An investment bank is a financial institution which raises capital, trades securities, and manages
corporate mergers and acquisitions. Another term used for investment banking is corporate
finance.

Investment banks work for companies and governments, and profit from them by raising money
through the issuance and selling of securities in capital markets (both equity and debt) and
insuring bonds (for example selling credit default swaps), and providing the necessary advice on
transactions such as mergers and acquisitions. Most of investment banks provide strategic
advisory services for mergers, acquisitions, divestiture or other financial services for clients, like
the trading of derivatives, commodity, fixed income, foreign exchange, and equity securities.

Investment banking is a form of banking which finances the capital requirements of enterprises.
Investment banking assists as it performs IPOs, private placement and bond offerings, acts as
broker and helps in carrying out mergers and acquisitions.

An Investment Banker can be considered as a total solutions provider for any corporate, desirous
of mobilizing its capital. The services provided range from investment research to investor service
on the one hand and from preparation of the offer documents to legal compliances & post issue
monitoring on the other. A long lasting relationship exists between the Issuer Company and the
Investment Banker.

Functions of Investment Banking:

Investment banks carry out multilateral functions. Some of the most important functions of
investment banking are as follows:

    •   Investment banking helps public and private corporations in issuance of securities in the
        primary market. They also act as intermediaries in trading for clients.
    •   Investment banking provides financial advice to investors and helps them by assisting in
        purchasing and trading securities as well as managing financial assets
    •   Investment banking differs from commercial banking as investment banks don't accept
        deposits neither do they grant retail loans.
    •   Small firms which provide services of investment banking are called boutiques. They
        mainly specialize in bond trading, providing technical analysis or program trading as well
        as advising for mergers and acquisitions
                         Core activities of Investment Banking

•   Investment banking: is the traditional aspect of investment banks that involves helping
    customers raise funds in the capital markets and advise them on mergers and
    acquisitions.
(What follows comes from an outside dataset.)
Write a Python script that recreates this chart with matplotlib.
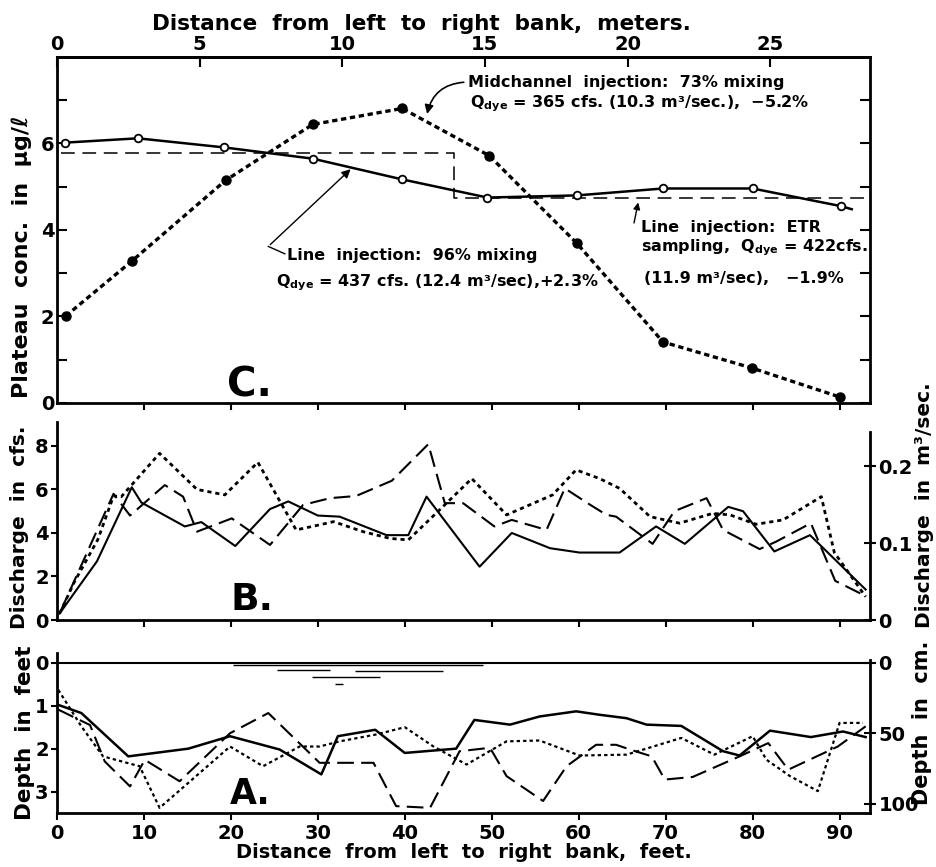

Investment banking can also involve subscribing investors to a security
    issuance, negotiating with a merger target and coordinating with bidders.
•   Sales and trading: Depending on the needs of the bank and its clients, the main function
    of a large investment bank is buying and selling products. In market making, the traders
    will buy and sell securities or financial products with the goal of earning an incremental
    amount of money on every trade. Sales is the term that is used for the sales force, whose
    primary job is to call on institutional and high-net-worth investors to suggest trading ideas
    and take orders
•   Research: is the division of investment banks which reviews companies and makes
    reports about their prospects, often with "buy" or "sell" ratings. Although the research
    division generates no revenue, its resources can be used to assist traders in trading, can
    be used by the sales force in suggesting ideas to the customers, and by the investment
    bankers for covering their clients.